>> BEGIN
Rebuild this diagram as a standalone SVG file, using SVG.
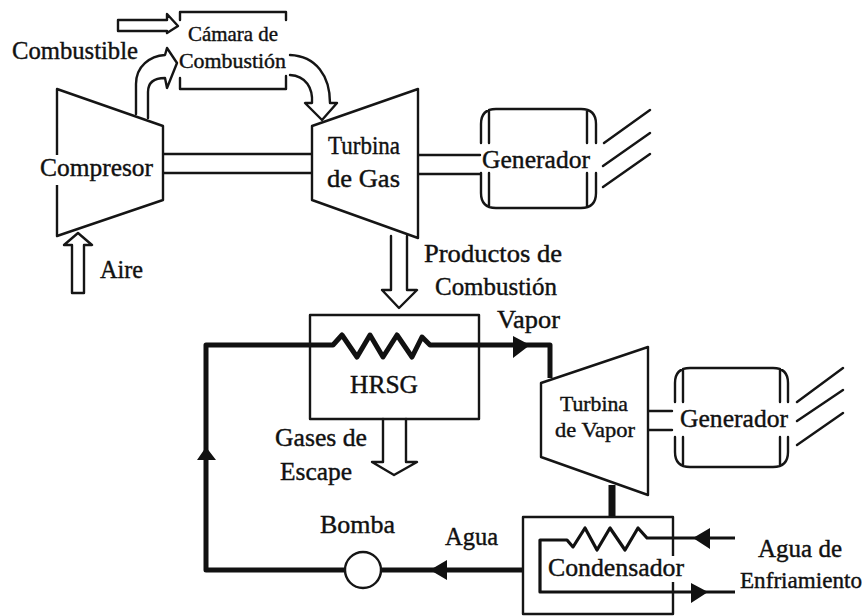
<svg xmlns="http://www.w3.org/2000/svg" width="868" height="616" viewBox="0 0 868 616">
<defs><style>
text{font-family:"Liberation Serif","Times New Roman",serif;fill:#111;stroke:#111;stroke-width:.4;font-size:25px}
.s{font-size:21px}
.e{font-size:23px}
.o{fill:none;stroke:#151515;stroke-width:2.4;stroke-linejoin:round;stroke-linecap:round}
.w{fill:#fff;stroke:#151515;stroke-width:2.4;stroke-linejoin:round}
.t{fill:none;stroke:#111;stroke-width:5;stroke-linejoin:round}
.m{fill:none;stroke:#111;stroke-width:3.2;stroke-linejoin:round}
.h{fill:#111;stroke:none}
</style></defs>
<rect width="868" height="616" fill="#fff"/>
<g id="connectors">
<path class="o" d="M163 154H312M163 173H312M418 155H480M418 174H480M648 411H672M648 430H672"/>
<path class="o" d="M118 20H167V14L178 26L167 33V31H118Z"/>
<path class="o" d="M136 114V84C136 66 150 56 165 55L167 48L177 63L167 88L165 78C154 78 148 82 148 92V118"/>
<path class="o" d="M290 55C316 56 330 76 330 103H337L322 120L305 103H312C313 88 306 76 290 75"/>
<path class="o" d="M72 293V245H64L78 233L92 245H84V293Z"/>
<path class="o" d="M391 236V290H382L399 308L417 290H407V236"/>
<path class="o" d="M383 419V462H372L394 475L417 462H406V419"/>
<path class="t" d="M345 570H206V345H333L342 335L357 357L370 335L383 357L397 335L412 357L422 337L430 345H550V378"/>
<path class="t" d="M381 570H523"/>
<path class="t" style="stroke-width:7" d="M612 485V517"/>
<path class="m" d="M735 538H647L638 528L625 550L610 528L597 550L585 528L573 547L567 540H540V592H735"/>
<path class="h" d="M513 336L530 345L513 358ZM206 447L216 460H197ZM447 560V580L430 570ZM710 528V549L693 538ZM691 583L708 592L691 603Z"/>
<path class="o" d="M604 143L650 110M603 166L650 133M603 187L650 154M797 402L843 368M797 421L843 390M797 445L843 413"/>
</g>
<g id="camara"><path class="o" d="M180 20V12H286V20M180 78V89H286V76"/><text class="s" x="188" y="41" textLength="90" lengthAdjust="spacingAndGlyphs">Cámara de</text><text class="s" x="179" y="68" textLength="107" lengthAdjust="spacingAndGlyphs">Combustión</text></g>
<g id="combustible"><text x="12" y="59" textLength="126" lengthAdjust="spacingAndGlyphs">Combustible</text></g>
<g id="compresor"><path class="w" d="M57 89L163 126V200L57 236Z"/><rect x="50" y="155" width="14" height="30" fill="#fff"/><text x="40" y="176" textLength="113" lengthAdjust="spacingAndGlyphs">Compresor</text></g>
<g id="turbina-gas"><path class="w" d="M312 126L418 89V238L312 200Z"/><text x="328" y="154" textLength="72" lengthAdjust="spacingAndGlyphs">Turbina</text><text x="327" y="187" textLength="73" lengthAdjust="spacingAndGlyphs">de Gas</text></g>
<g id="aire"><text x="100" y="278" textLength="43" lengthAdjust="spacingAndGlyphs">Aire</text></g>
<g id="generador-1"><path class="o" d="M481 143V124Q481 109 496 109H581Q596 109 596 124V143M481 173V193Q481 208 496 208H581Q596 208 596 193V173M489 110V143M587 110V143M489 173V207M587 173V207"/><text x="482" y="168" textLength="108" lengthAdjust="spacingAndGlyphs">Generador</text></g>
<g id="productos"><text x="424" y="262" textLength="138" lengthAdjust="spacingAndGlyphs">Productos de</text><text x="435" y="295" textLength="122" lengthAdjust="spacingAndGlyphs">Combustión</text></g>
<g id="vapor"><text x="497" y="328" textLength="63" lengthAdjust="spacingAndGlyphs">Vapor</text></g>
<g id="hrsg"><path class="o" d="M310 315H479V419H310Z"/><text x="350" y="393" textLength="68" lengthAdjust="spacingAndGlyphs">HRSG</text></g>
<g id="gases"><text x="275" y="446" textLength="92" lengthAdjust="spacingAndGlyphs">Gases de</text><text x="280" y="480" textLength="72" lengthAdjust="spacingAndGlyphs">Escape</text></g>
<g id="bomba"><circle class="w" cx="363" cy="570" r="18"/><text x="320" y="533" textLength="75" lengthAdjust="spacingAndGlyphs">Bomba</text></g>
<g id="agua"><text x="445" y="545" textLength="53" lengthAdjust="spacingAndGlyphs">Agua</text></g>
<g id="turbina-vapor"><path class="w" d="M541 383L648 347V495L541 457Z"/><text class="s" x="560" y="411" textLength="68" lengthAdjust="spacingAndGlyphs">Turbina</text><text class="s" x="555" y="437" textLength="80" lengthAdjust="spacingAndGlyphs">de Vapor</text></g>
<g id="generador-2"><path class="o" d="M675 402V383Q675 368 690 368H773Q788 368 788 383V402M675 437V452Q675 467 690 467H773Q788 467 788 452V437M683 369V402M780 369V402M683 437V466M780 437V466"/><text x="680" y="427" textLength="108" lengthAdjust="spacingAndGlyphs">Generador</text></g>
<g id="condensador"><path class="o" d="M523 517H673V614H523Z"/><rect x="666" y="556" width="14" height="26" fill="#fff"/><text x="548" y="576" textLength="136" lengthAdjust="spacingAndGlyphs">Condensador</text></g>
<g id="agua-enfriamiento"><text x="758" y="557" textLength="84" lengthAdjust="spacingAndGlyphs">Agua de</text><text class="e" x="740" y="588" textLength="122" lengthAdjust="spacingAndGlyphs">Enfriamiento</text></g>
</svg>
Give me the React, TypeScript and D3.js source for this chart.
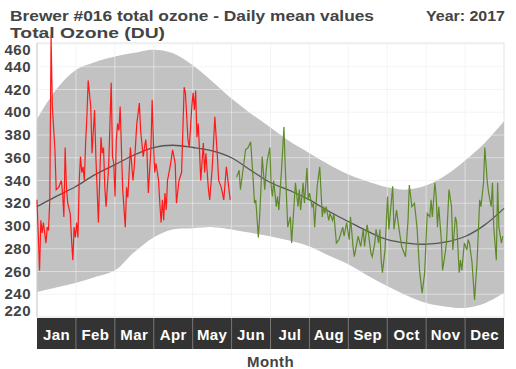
>> END
= Set exercise =
Repeat each entry exactly. Pictures do not belong in the copy.

= In response =
Rebuild this diagram as a standalone SVG file, using SVG.
<svg xmlns="http://www.w3.org/2000/svg" width="868" height="616" viewBox="0 0 868 616">
<defs><style>
text{font-family:"Liberation Serif","Times New Roman",serif;fill:#111;stroke:#111;stroke-width:.4;font-size:25px}
.s{font-size:21px}
.e{font-size:23px}
.o{fill:none;stroke:#151515;stroke-width:2.4;stroke-linejoin:round;stroke-linecap:round}
.w{fill:#fff;stroke:#151515;stroke-width:2.4;stroke-linejoin:round}
.t{fill:none;stroke:#111;stroke-width:5;stroke-linejoin:round}
.m{fill:none;stroke:#111;stroke-width:3.2;stroke-linejoin:round}
.h{fill:#111;stroke:none}
</style></defs>
<rect width="868" height="616" fill="#fff"/>
<g id="connectors">
<path class="o" d="M163 154H312M163 173H312M418 155H480M418 174H480M648 411H672M648 430H672"/>
<path class="o" d="M118 20H167V14L178 26L167 33V31H118Z"/>
<path class="o" d="M136 114V84C136 66 150 56 165 55L167 48L177 63L167 88L165 78C154 78 148 82 148 92V118"/>
<path class="o" d="M290 55C316 56 330 76 330 103H337L322 120L305 103H312C313 88 306 76 290 75"/>
<path class="o" d="M72 293V245H64L78 233L92 245H84V293Z"/>
<path class="o" d="M391 236V290H382L399 308L417 290H407V236"/>
<path class="o" d="M383 419V462H372L394 475L417 462H406V419"/>
<path class="t" d="M345 570H206V345H333L342 335L357 357L370 335L383 357L397 335L412 357L422 337L430 345H550V378"/>
<path class="t" d="M381 570H523"/>
<path class="t" style="stroke-width:7" d="M612 485V517"/>
<path class="m" d="M735 538H647L638 528L625 550L610 528L597 550L585 528L573 547L567 540H540V592H735"/>
<path class="h" d="M513 336L530 345L513 358ZM206 447L216 460H197ZM447 560V580L430 570ZM710 528V549L693 538ZM691 583L708 592L691 603Z"/>
<path class="o" d="M604 143L650 110M603 166L650 133M603 187L650 154M797 402L843 368M797 421L843 390M797 445L843 413"/>
</g>
<g id="camara"><path class="o" d="M180 20V12H286V20M180 78V89H286V76"/><text class="s" x="188" y="41" textLength="90" lengthAdjust="spacingAndGlyphs">Cámara de</text><text class="s" x="179" y="68" textLength="107" lengthAdjust="spacingAndGlyphs">Combustión</text></g>
<g id="combustible"><text x="12" y="59" textLength="126" lengthAdjust="spacingAndGlyphs">Combustible</text></g>
<g id="compresor"><path class="w" d="M57 89L163 126V200L57 236Z"/><rect x="50" y="155" width="14" height="30" fill="#fff"/><text x="40" y="176" textLength="113" lengthAdjust="spacingAndGlyphs">Compresor</text></g>
<g id="turbina-gas"><path class="w" d="M312 126L418 89V238L312 200Z"/><text x="328" y="154" textLength="72" lengthAdjust="spacingAndGlyphs">Turbina</text><text x="327" y="187" textLength="73" lengthAdjust="spacingAndGlyphs">de Gas</text></g>
<g id="aire"><text x="100" y="278" textLength="43" lengthAdjust="spacingAndGlyphs">Aire</text></g>
<g id="generador-1"><path class="o" d="M481 143V124Q481 109 496 109H581Q596 109 596 124V143M481 173V193Q481 208 496 208H581Q596 208 596 193V173M489 110V143M587 110V143M489 173V207M587 173V207"/><text x="482" y="168" textLength="108" lengthAdjust="spacingAndGlyphs">Generador</text></g>
<g id="productos"><text x="424" y="262" textLength="138" lengthAdjust="spacingAndGlyphs">Productos de</text><text x="435" y="295" textLength="122" lengthAdjust="spacingAndGlyphs">Combustión</text></g>
<g id="vapor"><text x="497" y="328" textLength="63" lengthAdjust="spacingAndGlyphs">Vapor</text></g>
<g id="hrsg"><path class="o" d="M310 315H479V419H310Z"/><text x="350" y="393" textLength="68" lengthAdjust="spacingAndGlyphs">HRSG</text></g>
<g id="gases"><text x="275" y="446" textLength="92" lengthAdjust="spacingAndGlyphs">Gases de</text><text x="280" y="480" textLength="72" lengthAdjust="spacingAndGlyphs">Escape</text></g>
<g id="bomba"><circle class="w" cx="363" cy="570" r="18"/><text x="320" y="533" textLength="75" lengthAdjust="spacingAndGlyphs">Bomba</text></g>
<g id="agua"><text x="445" y="545" textLength="53" lengthAdjust="spacingAndGlyphs">Agua</text></g>
<g id="turbina-vapor"><path class="w" d="M541 383L648 347V495L541 457Z"/><text class="s" x="560" y="411" textLength="68" lengthAdjust="spacingAndGlyphs">Turbina</text><text class="s" x="555" y="437" textLength="80" lengthAdjust="spacingAndGlyphs">de Vapor</text></g>
<g id="generador-2"><path class="o" d="M675 402V383Q675 368 690 368H773Q788 368 788 383V402M675 437V452Q675 467 690 467H773Q788 467 788 452V437M683 369V402M780 369V402M683 437V466M780 437V466"/><text x="680" y="427" textLength="108" lengthAdjust="spacingAndGlyphs">Generador</text></g>
<g id="condensador"><path class="o" d="M523 517H673V614H523Z"/><rect x="666" y="556" width="14" height="26" fill="#fff"/><text x="548" y="576" textLength="136" lengthAdjust="spacingAndGlyphs">Condensador</text></g>
<g id="agua-enfriamiento"><text x="758" y="557" textLength="84" lengthAdjust="spacingAndGlyphs">Agua de</text><text class="e" x="740" y="588" textLength="122" lengthAdjust="spacingAndGlyphs">Enfriamiento</text></g>
</svg>
Give me the React, TypeScript and D3.js source for this chart.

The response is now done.